Metacritic, which uses a weighted average, assigned the film a score of 79 out of 100, based on 26 critics, indicating "generally favorable" reviews.

Pat Brown of Slant Magazine awarded the film two and a half stars out of four and wrote, "That being said, Strickland's playful mockery of performance art and excessively serious-minded "collectives" feels both insular and, at times, a shade too flavorless." David Ehrlich of IndieWire graded the film a B+ and wrote, "As usual, Strickland has made a sumptuous meal out of social impropriety — a strange cinematic delicacy about the discomforts that need to be shared so that others don't have to be stomached." Matthew Joseph Jenner of the International Cinephile Society awarded the film four and a half out of five stars, writing "Flux Gourmet is an absolute triumph, best enjoyed by those who accept that Strickland's work is undeniably an acquired taste, but one that offers a truly unforgettable experience, one that may even tempt us to go back for a second serving."

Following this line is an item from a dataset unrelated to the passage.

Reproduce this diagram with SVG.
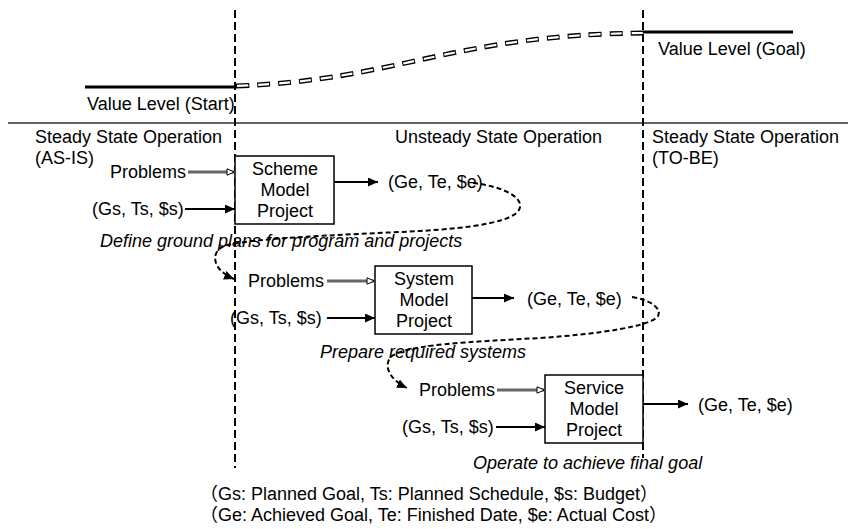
<svg xmlns="http://www.w3.org/2000/svg" width="848" height="529" viewBox="0 0 848 529">
<style>
text{font-family:"Liberation Sans",Arial,"Noto Sans CJK JP",sans-serif;font-size:18px;fill:#000}
.it{font-style:italic}
.mid{text-anchor:middle}
.box{fill:#fff;stroke:#000;stroke-width:1.5}
.vdash{stroke:#000;stroke-width:2;stroke-dasharray:8 4;fill:none}
.lvl{stroke:#000;stroke-width:3}
.arr{stroke:#000;stroke-width:2;fill:none;marker-end:url(#fa)}
.prob{stroke:#666;stroke-width:3;fill:none;marker-end:url(#ha)}
.flow{stroke:#000;stroke-width:2;stroke-dasharray:5 3;fill:none;marker-end:url(#fa)}
.vb{fill:none;stroke:#000;stroke-width:5;stroke-dasharray:13 8}
.vw{fill:none;stroke:#fff;stroke-width:2.2;stroke-dasharray:11 10;stroke-dashoffset:-1}
</style>
<defs>
<marker id="fa" markerUnits="userSpaceOnUse" markerWidth="11" markerHeight="9" refX="10" refY="4.5" orient="auto">
<path d="M0,0 L10,4.5 L0,9 z" fill="#000"/>
</marker>
<marker id="ha" markerUnits="userSpaceOnUse" markerWidth="10" markerHeight="9" refX="9" refY="4" orient="auto">
<path d="M1,0.8 L8.5,4 L1,7.2 z" fill="#fff" stroke="#000" stroke-width="1"/>
</marker>
</defs>

<g id="frame">
<line x1="8" y1="123" x2="848" y2="123" stroke="#333" stroke-width="1.5"/>
<line class="vdash" x1="235" y1="10" x2="235" y2="468"/>
<line class="vdash" x1="643" y1="10" x2="643" y2="458"/>
</g>

<g id="value-levels">
<line class="lvl" x1="85" y1="87" x2="235" y2="87"/>
<text x="87" y="110">Value Level (Start)</text>
<line class="lvl" x1="643" y1="32" x2="793" y2="32"/>
<text x="658" y="55">Value Level (Goal)</text>
<path class="vb" d="M236,86 C400,80 450,35 643,33"/>
<path class="vw" d="M236,86 C400,80 450,35 643,33"/>
</g>

<g id="phase-labels">
<text x="35" y="143">Steady State Operation</text>
<text x="35" y="164">(AS-IS)</text>
<text x="395" y="143">Unsteady State Operation</text>
<text x="652" y="143">Steady State Operation</text>
<text x="652" y="164">(TO-BE)</text>
</g>

<g id="scheme">
<rect class="box" x="235" y="156" width="99" height="68"/>
<text class="mid" x="285" y="175">Scheme</text>
<text class="mid" x="285" y="196">Model</text>
<text class="mid" x="285" y="217">Project</text>
</g>
<g id="scheme-inputs">
<text x="110" y="178">Problems</text>
<text x="92" y="215">(Gs, Ts, $s)</text>
<text x="388" y="188">(Ge, Te, $e)</text>
<text class="it" x="100" y="247">Define ground plans for program and projects</text>
</g>

<g id="system">
<rect class="box" x="375" y="266" width="97" height="68"/>
<text class="mid" x="424" y="285">System</text>
<text class="mid" x="424" y="306">Model</text>
<text class="mid" x="424" y="327">Project</text>
</g>
<g id="system-inputs">
<text x="248" y="287">Problems</text>
<text x="230" y="324">(Gs, Ts, $s)</text>
<text x="527" y="305">(Ge, Te, $e)</text>
<text class="it" x="320" y="358">Prepare required systems</text>
</g>

<g id="service">
<rect class="box" x="545" y="375" width="98" height="68"/>
<text class="mid" x="594" y="394">Service</text>
<text class="mid" x="594" y="415">Model</text>
<text class="mid" x="594" y="436">Project</text>
</g>
<g id="service-inputs">
<text x="419" y="396">Problems</text>
<text x="402" y="433">(Gs, Ts, $s)</text>
<text x="698" y="411">(Ge, Te, $e)</text>
<text class="it" x="473" y="469">Operate to achieve final goal</text>
</g>

<g id="connectors">
<line class="prob" x1="188" y1="172" x2="235" y2="172"/>
<line class="arr" x1="185" y1="209" x2="235" y2="209"/>
<line class="arr" x1="334" y1="182" x2="378" y2="182"/>
<path class="flow" d="M473,183 C500,186 522,196 520,207 C518,222 470,228 420,231 C340,235 250,238 224,246 C210,252 212,270 234,279"/>

<line class="prob" x1="327" y1="281" x2="375" y2="281"/>
<line class="arr" x1="327" y1="318" x2="375" y2="318"/>
<line class="arr" x1="472" y1="298" x2="514" y2="298"/>
<path class="flow" d="M632,297 C650,300 662,308 658,316 C652,326 600,334 540,338 C470,342 410,344 392,356 C382,365 390,380 407,388"/>

<line class="prob" x1="497" y1="390" x2="545" y2="390"/>
<line class="arr" x1="496" y1="427" x2="545" y2="427"/>
<line class="arr" x1="643" y1="404" x2="688" y2="404"/>
</g>

<g id="legend">
<text x="200" y="500">（Gs: Planned Goal, Ts: Planned Schedule, $s: Budget）</text>
<text x="200" y="521">（Ge: Achieved Goal, Te: Finished Date, $e: Actual Cost）</text>
</g>
</svg>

Peter Debruge of Variety gave the film a negative review and wrote, "In fact, Flux Gourmet may well send audiences running for the loo, or else reaching for the barf bag, coming about as close to triggering the gag reflex as a film can without actually jamming a finger down your throat." Leslie Felperin of The Hollywood Reporter gave the film a positive review and wrote, "Nevertheless, Strickland builds his own worlds with such a distinctive style — down to the fonts, the bilious shades of green and the textures of the silks — that the viewer can't help feeling pulled into his crazy maelstrom of quirk." Peter Bradshaw of The Guardian awarded the film three stars out of five and wrote, "Flux Gourmet may yet have a claim to cult-favourite status, but Strickland has given us a stronger, realer taste in the past." Anna Smith of Deadline Hollywood gave the film a positive review and wrote, "Strickland has delivered another delicious character-driven drama that balances the amusingly surreal with the uncomfortably real — and it's a wild and witty ride."